[OpenAFS] NAT issues.
bil
hays@ibiblio.org
Wed, 26 Apr 2006 17:45:31 -0400
--On Wednesday, April 26, 2006 2:30 PM -0400 Jim Rees <rees@umich.edu>
wrote:
> Sigh. Groan. Didn't we just discuss this last week for the hundredth
> time?
Can't say, I may have missed something, sorry if I did.
I am aware that the issue comes up pretty regularly, but then NATs are
pretty much a fact of life.
I think last week tho was John's issue with failed callbacks bringing our
server to it knees, and for that one there were no NATs involved, just an
old bad client with a possible local firewall issue (thanks to everyone btw
for the help with resolving that issue--we really appreciate how helpful
folks are in the afs community).
> The consensus was that it's a bad idea to allow ordinary users to pound on
> the servers that way. I did put code in cvs head that will check up and
> down servers every 30 seconds, but right now there is no convenient way to
> turn it on.
That kind of begs my question about whether a contact interval as an option
with a variable to be set is possible as seems to be the case in the
windows 1.5.1 client. I have absolutely no idea whether that would be
possible or not, or easy or hard--I freely admit absolute ignorance in that
arena, so please accept my apologies in advance if it's a stupid question.

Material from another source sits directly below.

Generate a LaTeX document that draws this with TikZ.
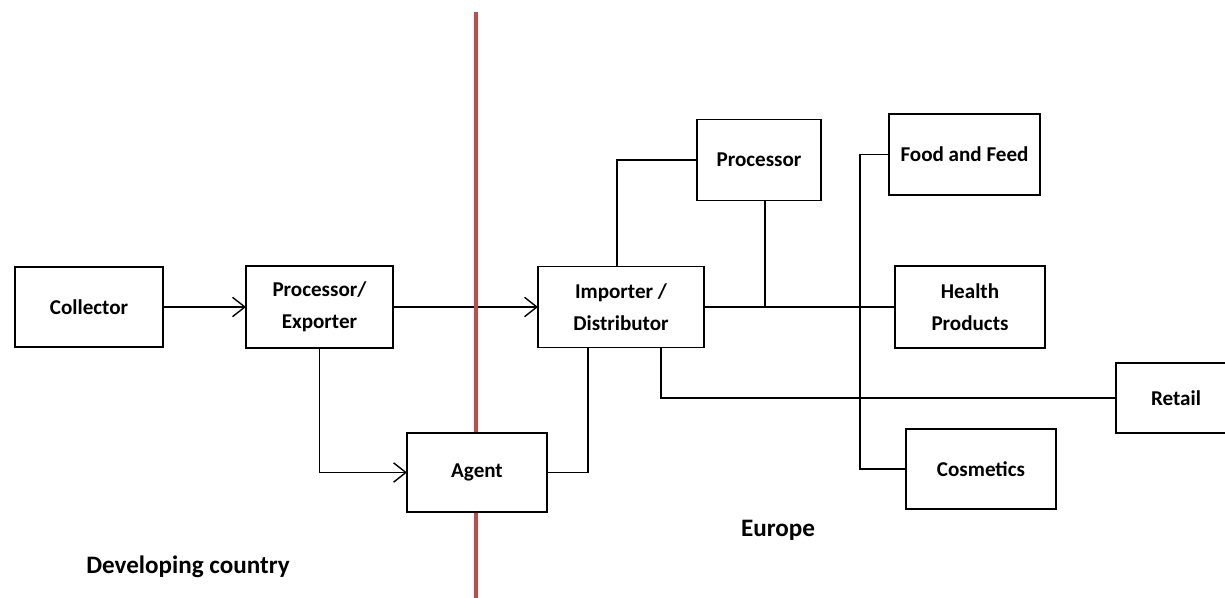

It sounds like the latest server will help a good deal with NAT related
issues. In our particular cell, I'm guessing that it would only be a dozen
or so machines we'd want to tweak this way, and I'm very happy that the
1.5.1 windows client offers an option to tweak this setting. Assuming that
tweak works with windows clients (and I will ask some of our folks to test
it), it would be nice if the unix based clients offered a similar tweak.
> Doing this with ttl=1 is an intriguing idea, but I think it belongs in an
> external application, like natkeep, not in OpenAFS. And it would be hard
> to implement, requiring systype dependent code.
I agree that trying to implement something like natcheck from within
openafs is probably not a good approach (Todd Lewis brought that up on the
list a few years ago, and I chatted with him about the problems he ran into
looking at it this afternoon).
So long story short, if it's not desirable to get something controlling the
contact interval on the unix openafs client, I'll poke a bit at the natkeep
app and see how that looks....
> And the ultimate fix is
> tcp but that's a big job and a long way off.